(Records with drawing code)

+++

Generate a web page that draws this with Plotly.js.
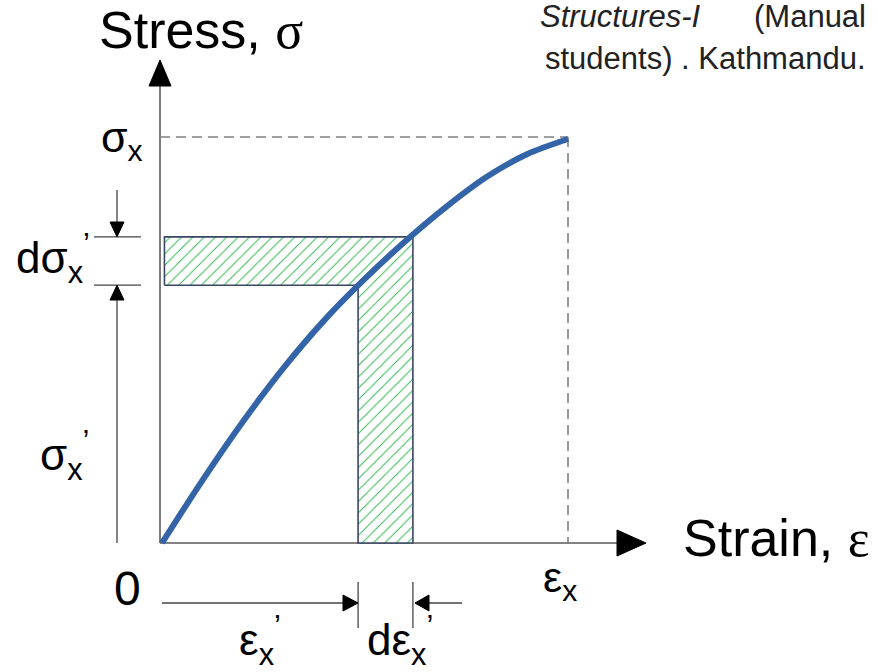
<!DOCTYPE html>
<html>
<head>
<meta charset="utf-8">
<script src="https://cdn.plot.ly/plotly-3.0.1.min.js"></script>
<style>html,body{margin:0;padding:0;background:#fff;}#chart{width:878px;height:672px;}</style>
</head>
<body>
<div id="chart"></div>
<script>
// ---- data (normalised units: εx = 1, σx = 1) ----
var strain = [0, 0.1, 0.2, 0.3, 0.4, 0.5, 0.6, 0.7, 0.8, 0.9, 1.0];
var stress = [0, 0.155, 0.300, 0.432, 0.549, 0.651, 0.744, 0.828, 0.902, 0.958, 0.995];
var epsX = 1.0, sigX = 1.0;
var epsP = 0.483, epsP2 = 0.618;   // εx' and εx' + dεx'
var sigP = 0.635, sigP2 = 0.754;   // σx' and σx' + dσx'
var hatchLeft = 0.006;

// pixel helpers for decorations (origin at 162,543; 406 px per unit)
var OX = 162, OY = 543, S = 406;
function X(px){ return (px - OX) / S; }
function Y(py){ return (OY - py) / S; }

var hatch = {
  x: [hatchLeft, hatchLeft, epsP2, epsP2, epsP, epsP, hatchLeft],
  y: [sigP, sigP2, sigP2, 0, 0, sigP, sigP],
  mode: 'lines', fill: 'toself',
  fillcolor: 'rgba(0,0,0,0)',
  fillpattern: {shape: '/', fgcolor: '#2fb84f', bgcolor: 'white', size: 8, solidity: 0.12},
  line: {color: '#3a4763', width: 1.6},
  hoverinfo: 'skip', showlegend: false
};
var curve = {
  x: strain, y: stress, mode: 'lines',
  line: {color: '#3464a8', width: 6, shape: 'spline', smoothing: 0.8},
  hoverinfo: 'skip', showlegend: false
};

function line(x0,y0,x1,y1,color,width,dash){
  return {type:'line', xref:'x', yref:'y', x0:x0, y0:y0, x1:x1, y1:y1,
          line:{color:color, width:width, dash:dash||'solid'}, layer:'below'};
}
function tri(pts){
  var p = 'M' + pts.map(function(q){return q[0]+','+q[1];}).join(' L') + ' Z';
  return {type:'path', xref:'x', yref:'y', path:p, fillcolor:'#000', line:{color:'#000', width:1}};
}

var axisCol = '#5a5a5a', dimCol = '#444';
var shapes = [
  // axes
  line(X(160), 0, X(160), Y(82), axisCol, 1.6),
  line(X(160), 0, X(620), 0, axisCol, 1.6),
  tri([[X(160),Y(60)],[X(149),Y(86)],[X(171),Y(86)]]),
  tri([[X(646),0],[X(617),Y(530)],[X(617),Y(556)]]),
  // dashed guide lines
  line(X(160), sigX, epsX, sigX, '#808080', 1.6, '10px,6px'),
  line(epsX, sigX, epsX, 0, '#808080', 1.6, '10px,6px'),
  // dσx' dimension
  line(X(94), sigP2, X(141), sigP2, dimCol, 1.3),
  line(X(94), sigP, X(141), sigP, dimCol, 1.3),
  line(X(117), Y(190), X(117), Y(223), dimCol, 1.3),
  tri([[X(117),sigP2],[X(110),Y(222)],[X(124),Y(222)]]),
  line(X(117), 0, X(117), Y(300), dimCol, 1.3),
  tri([[X(117),sigP],[X(110),Y(300)],[X(124),Y(300)]]),
  // εx' dimension
  line(X(162), Y(603), X(344), Y(603), dimCol, 1.3),
  tri([[epsP,Y(603)],[X(343),Y(595)],[X(343),Y(611)]]),
  line(epsP, Y(582), epsP, Y(628), dimCol, 1.3),
  line(epsP2, Y(582), epsP2, Y(628), dimCol, 1.3),
  line(X(428), Y(603), X(462), Y(603), dimCol, 1.3),
  tri([[epsP2+0.005,Y(603)],[X(429),Y(595)],[X(429),Y(611)]])
];

var F = 'Liberation Sans, Arial, sans-serif';
function lab(text, px, py, size, opts){
  var a = {text:text, x:X(px), y:Y(py), xref:'x', yref:'y', showarrow:false,
           xanchor:'center', yanchor:'middle', font:{family:F, size:size, color:'#000'}};
  if (opts) for (var k in opts) a[k] = opts[k];
  return a;
}
var serif = '<span style="font-family:Liberation Serif, Times New Roman, serif">';
var annotations = [
  lab('Stress, ' + serif + 'σ</span>', 201, 30, 52),
  lab('Strain, ' + serif + 'ε</span>', 776, 538, 52),
  lab('σ<sub>x</sub>', 122, 140, 43),
  lab('dσ<sub>x</sub><sup>’</sup>', 53, 258, 44),
  lab('σ<sub>x</sub><sup>’</sup>', 64, 455, 44),
  lab('0', 127, 588, 48),
  lab('ε<sub>x</sub>', 560, 580, 43),
  lab('ε<sub>x</sub><sup>’</sup>', 260, 640, 44),
  lab('dε<sub>x</sub><sup>’</sup>', 400, 640, 44),
  lab('<i>Structures-I</i>', 538, 16, 31, {xanchor:'left', font:{family:F, size:31, color:'#222'}}),
  lab('(Manual', 868, 16, 31, {xanchor:'right', font:{family:F, size:31, color:'#222'}}),
  lab('students) . Kathmandu.', 868, 58, 31, {xanchor:'right', font:{family:F, size:31, color:'#222'}})
];

var layout = {
  width: 878, height: 672,
  margin: {l:0, r:0, t:0, b:0, pad:0},
  paper_bgcolor: '#fff', plot_bgcolor: '#fff',
  xaxis: {range:[X(0), X(878)], visible:false, fixedrange:true},
  yaxis: {range:[Y(672), Y(0)], visible:false, fixedrange:true},
  shapes: shapes, annotations: annotations, showlegend:false
};
Plotly.newPlot('chart', [hatch, curve], layout, {staticPlot:true, displayModeBar:false});
</script>
</body>
</html>
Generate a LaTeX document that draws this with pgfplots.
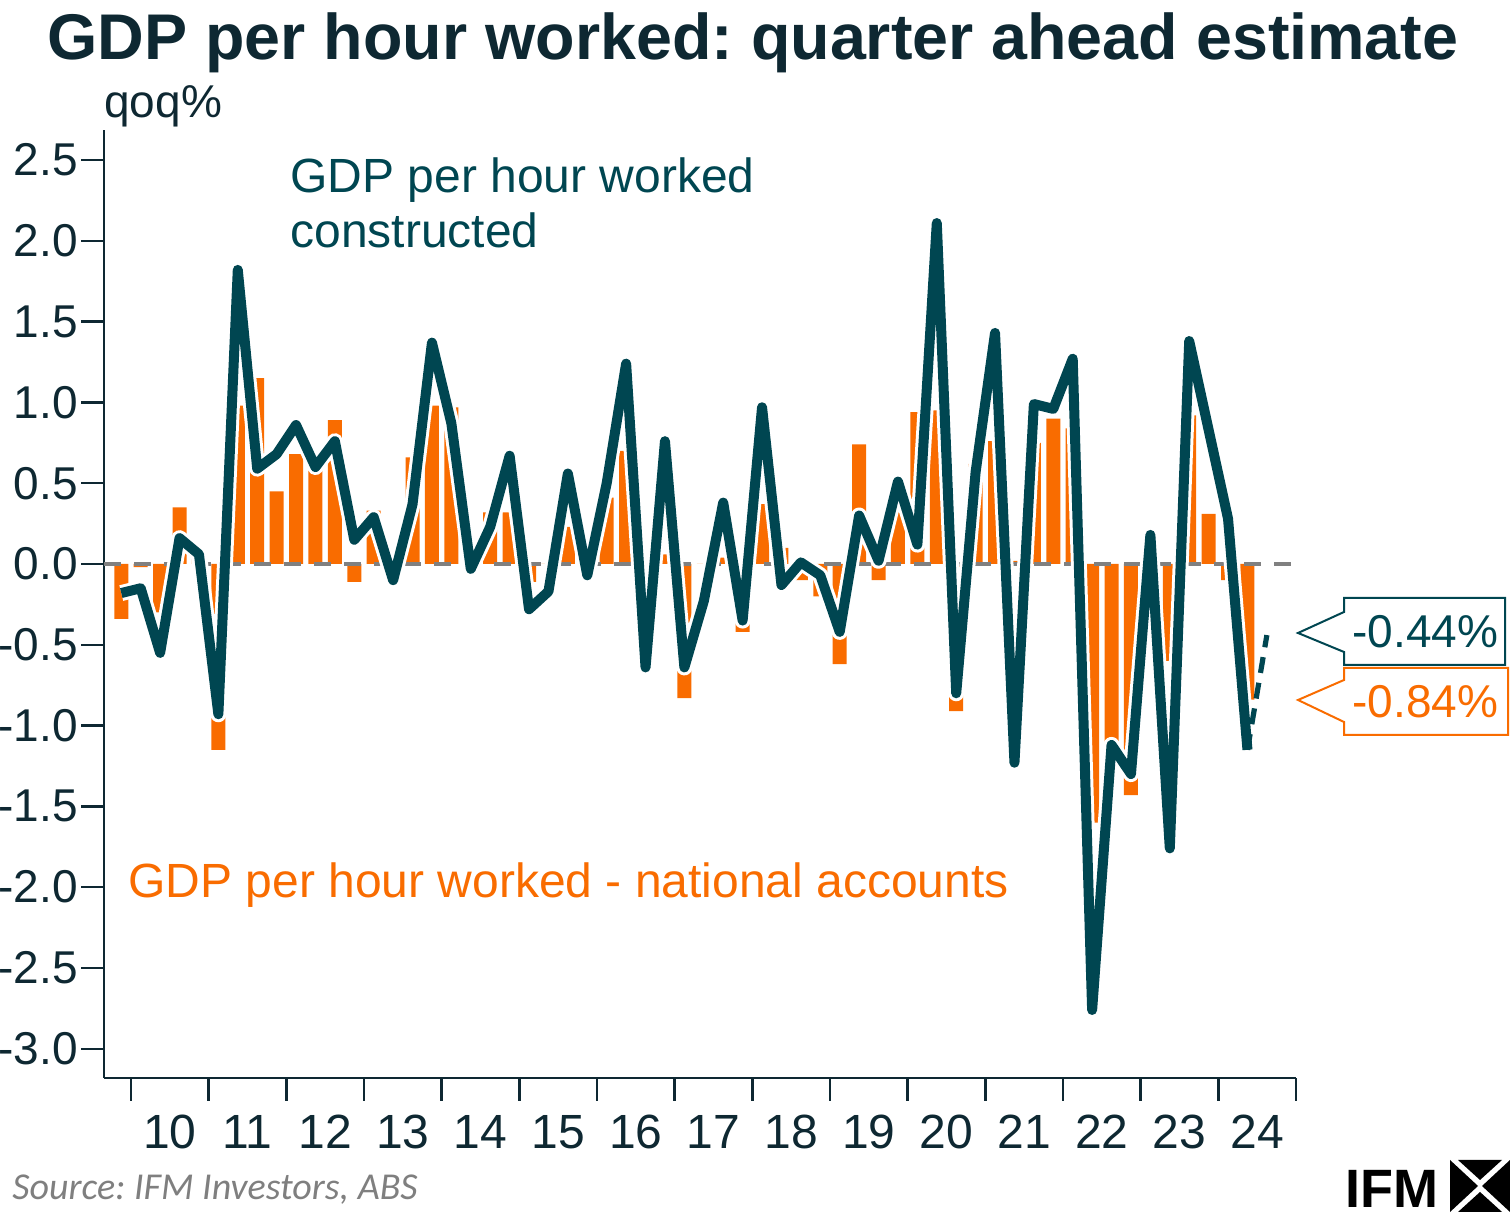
\documentclass[border=0pt]{standalone}
\usepackage{fontspec}
\setmainfont{Liberation Sans}
\newfontfamily\srcfont{Carlito}
\usepackage{pgfplots}
\usepackage{pgfplotstable}
\pgfplotsset{compat=1.18}
\frenchspacing

\definecolor{ifmdark}{RGB}{14,40,50}
\definecolor{ifmteal}{RGB}{0,70,81}
\definecolor{ifmorange}{RGB}{249,108,0}
\definecolor{srcgray}{RGB}{127,127,127}

% quarters: x=-0.5 is 2009Q4, year boundaries at 0,4,8,...
\pgfplotstableread{
x     line   na
-0.5  -0.18  -0.34
0.5   -0.15  -0.02
1.5   -0.55  -0.30
2.5    0.16   0.35
3.5    0.06   0.03
4.5   -0.93  -1.15
5.5    1.82   0.98
6.5    0.59   1.15
7.5    0.68   0.45
8.5    0.86   0.68
9.5    0.60   0.58
10.5   0.76   0.89
11.5   0.15  -0.11
12.5   0.29   0.33
13.5  -0.10   0.02
14.5   0.37   0.66
15.5   1.37   0.98
16.5   0.87   0.97
17.5  -0.03   0.02
18.5   0.23   0.32
19.5   0.67   0.32
20.5  -0.28  -0.11
21.5  -0.17   0.00
22.5   0.56   0.23
23.5  -0.07   0.02
24.5   0.50   0.41
25.5   1.24   0.70
26.5  -0.64   0.02
27.5   0.76   0.06
28.5  -0.64  -0.83
29.5  -0.23   0.00
30.5   0.38   0.04
31.5  -0.35  -0.42
32.5   0.97   0.37
33.5  -0.13   0.10
34.5   0.01  -0.10
35.5  -0.07  -0.20
36.5  -0.42  -0.62
37.5   0.30   0.74
38.5   0.02  -0.10
39.5   0.51   0.33
40.5   0.12   0.94
41.5   2.11   0.95
42.5  -0.80  -0.91
43.5   0.57   0.62
44.5   1.43   0.76
45.5  -1.23   0.02
46.5   0.99   0.75
47.5   0.96   0.90
48.5   1.27   0.84
49.5  -2.76  -1.60
50.5  -1.12  -1.10
51.5  -1.30  -1.43
52.5   0.18  -0.02
53.5  -1.76  -0.60
54.5   1.38   0.92
55.5   0.83   0.31
56.5   0.28  -0.10
57.5  -1.15  -0.84
}\gdpdata

\begin{document}
\begin{tikzpicture}
% page = reference pixels, 1 px = 0.5pt
\path[use as bounding box] (0pt,0pt) rectangle (755pt,609.5pt);

\begin{axis}[
    at={(52pt,70.5pt)}, anchor=south west,
    scale only axis, width=596pt, height=474pt,
    xmin=-1.39, xmax=60, ymin=-3.181, ymax=2.686,
    axis x line*=bottom, axis y line*=left,
    axis line style={ifmdark, line width=1pt},
    tick align=outside, major tick length=11.5pt,
    tick style={ifmdark, line width=1.2pt},
    xtick={0,4,...,60},
    x tick label as interval,
    xticklabels={10,11,12,13,14,15,16,17,18,19,20,21,22,23,24},
    ytick={-3,-2.5,...,2.5},
    yticklabels={-3.0,-2.5,-2.0,-1.5,-1.0,-0.5,0.0,0.5,1.0,1.5,2.0,2.5},
    xticklabel style={font=\fontsize{24}{26}\selectfont, text=ifmdark, yshift=-3.5pt},
    yticklabel style={font=\fontsize{23}{24}\selectfont, text=ifmdark, xshift=2pt},
  ]
  \addplot[ybar, bar width=0.72, fill=ifmorange, draw=none] table[x=x, y=na] {\gdpdata};
  \addplot[gray, line width=2.2pt, dash pattern=on 8.5pt off 6.5pt] coordinates {(-1.39,0) (60,0)};
  \addplot[white, line width=8pt, line join=round] table[x=x, y=line] {\gdpdata};
  \addplot[ifmteal, line width=5pt, line join=round] table[x=x, y=line] {\gdpdata};
  \addplot[ifmteal, line width=2.6pt, dash pattern=on 8pt off 5pt] coordinates {(57.5,-1.15) (58.5,-0.44)};
\end{axis}

\begin{scope}[x=0.5pt,y=-0.5pt,shift={(0pt,609.5pt)}]
  \node[anchor=base, inner sep=0, font=\bfseries\fontsize{32.3}{36}\selectfont, text=ifmdark]
    at (753,60) {GDP per hour worked: quarter ahead estimate};
  \node[anchor=base west, inner sep=0, font=\fontsize{23}{24}\selectfont, text=ifmdark]
    at (104,118) {qoq\%};
  \node[anchor=base west, inner sep=0, font=\fontsize{24}{26}\selectfont, text=ifmteal]
    at (290,193) {GDP per hour worked};
  \node[anchor=base west, inner sep=0, font=\fontsize{24}{26}\selectfont, text=ifmteal]
    at (290,248) {constructed};
  \node[anchor=base west, inner sep=0, font=\fontsize{24}{26}\selectfont, text=ifmorange]
    at (128,898) {GDP per hour worked - national accounts};
  % callouts
  \draw[ifmteal, line width=1pt, fill=white] (1344,598) -- (1505,598) -- (1505,665) -- (1344,665)
    -- (1344,652) -- (1298,633) -- (1344,612) -- cycle;
  \node[anchor=base west, inner sep=0, font=\fontsize{23}{24}\selectfont, text=ifmteal]
    at (1352,648) {-0.44\%};
  \draw[ifmorange, line width=1pt, fill=white] (1344,668) -- (1508,668) -- (1508,735) -- (1344,735)
    -- (1344,722) -- (1298,700) -- (1344,680) -- cycle;
  \node[anchor=base west, inner sep=0, font=\fontsize{23}{24}\selectfont, text=ifmorange]
    at (1352,718) {-0.84\%};
  % source and logo
  \node[anchor=base west, inner sep=0, font=\srcfont\itshape\fontsize{19}{20}\selectfont, text=srcgray]
    at (12,1200) {Source: IFM Investors, ABS};
  \node[anchor=base west, inner sep=0, font=\bfseries\fontsize{27}{28}\selectfont, text=black]
    at (1345,1208) {IFM};
  \fill[black] (1450,1160) -- (1478,1186) -- (1450,1212) -- cycle;
  \fill[black] (1510,1160) -- (1482,1186) -- (1510,1212) -- cycle;
  \fill[black] (1458,1160) -- (1502,1160) -- (1480,1180) -- cycle;
  \fill[black] (1458,1212) -- (1502,1212) -- (1480,1192) -- cycle;
\end{scope}
\end{tikzpicture}
\end{document}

+++

- _TASK TO COMPLETE_
Pictures excluded, give again exactly and only the lines of the material above from the line with "Generate a LaTeX" through the line with "(0pt,0pt) rectangle (755pt,609.5pt);".

- _RESULT OF THE TASK_
Generate a LaTeX document that draws this with pgfplots.
\documentclass[border=0pt]{standalone}
\usepackage{fontspec}
\setmainfont{Liberation Sans}
\newfontfamily\srcfont{Carlito}
\usepackage{pgfplots}
\usepackage{pgfplotstable}
\pgfplotsset{compat=1.18}
\frenchspacing

\definecolor{ifmdark}{RGB}{14,40,50}
\definecolor{ifmteal}{RGB}{0,70,81}
\definecolor{ifmorange}{RGB}{249,108,0}
\definecolor{srcgray}{RGB}{127,127,127}

% quarters: x=-0.5 is 2009Q4, year boundaries at 0,4,8,...
\pgfplotstableread{
x     line   na
-0.5  -0.18  -0.34
0.5   -0.15  -0.02
1.5   -0.55  -0.30
2.5    0.16   0.35
3.5    0.06   0.03
4.5   -0.93  -1.15
5.5    1.82   0.98
6.5    0.59   1.15
7.5    0.68   0.45
8.5    0.86   0.68
9.5    0.60   0.58
10.5   0.76   0.89
11.5   0.15  -0.11
12.5   0.29   0.33
13.5  -0.10   0.02
14.5   0.37   0.66
15.5   1.37   0.98
16.5   0.87   0.97
17.5  -0.03   0.02
18.5   0.23   0.32
19.5   0.67   0.32
20.5  -0.28  -0.11
21.5  -0.17   0.00
22.5   0.56   0.23
23.5  -0.07   0.02
24.5   0.50   0.41
25.5   1.24   0.70
26.5  -0.64   0.02
27.5   0.76   0.06
28.5  -0.64  -0.83
29.5  -0.23   0.00
30.5   0.38   0.04
31.5  -0.35  -0.42
32.5   0.97   0.37
33.5  -0.13   0.10
34.5   0.01  -0.10
35.5  -0.07  -0.20
36.5  -0.42  -0.62
37.5   0.30   0.74
38.5   0.02  -0.10
39.5   0.51   0.33
40.5   0.12   0.94
41.5   2.11   0.95
42.5  -0.80  -0.91
43.5   0.57   0.62
44.5   1.43   0.76
45.5  -1.23   0.02
46.5   0.99   0.75
47.5   0.96   0.90
48.5   1.27   0.84
49.5  -2.76  -1.60
50.5  -1.12  -1.10
51.5  -1.30  -1.43
52.5   0.18  -0.02
53.5  -1.76  -0.60
54.5   1.38   0.92
55.5   0.83   0.31
56.5   0.28  -0.10
57.5  -1.15  -0.84
}\gdpdata

\begin{document}
\begin{tikzpicture}
% page = reference pixels, 1 px = 0.5pt
\path[use as bounding box] (0pt,0pt) rectangle (755pt,609.5pt);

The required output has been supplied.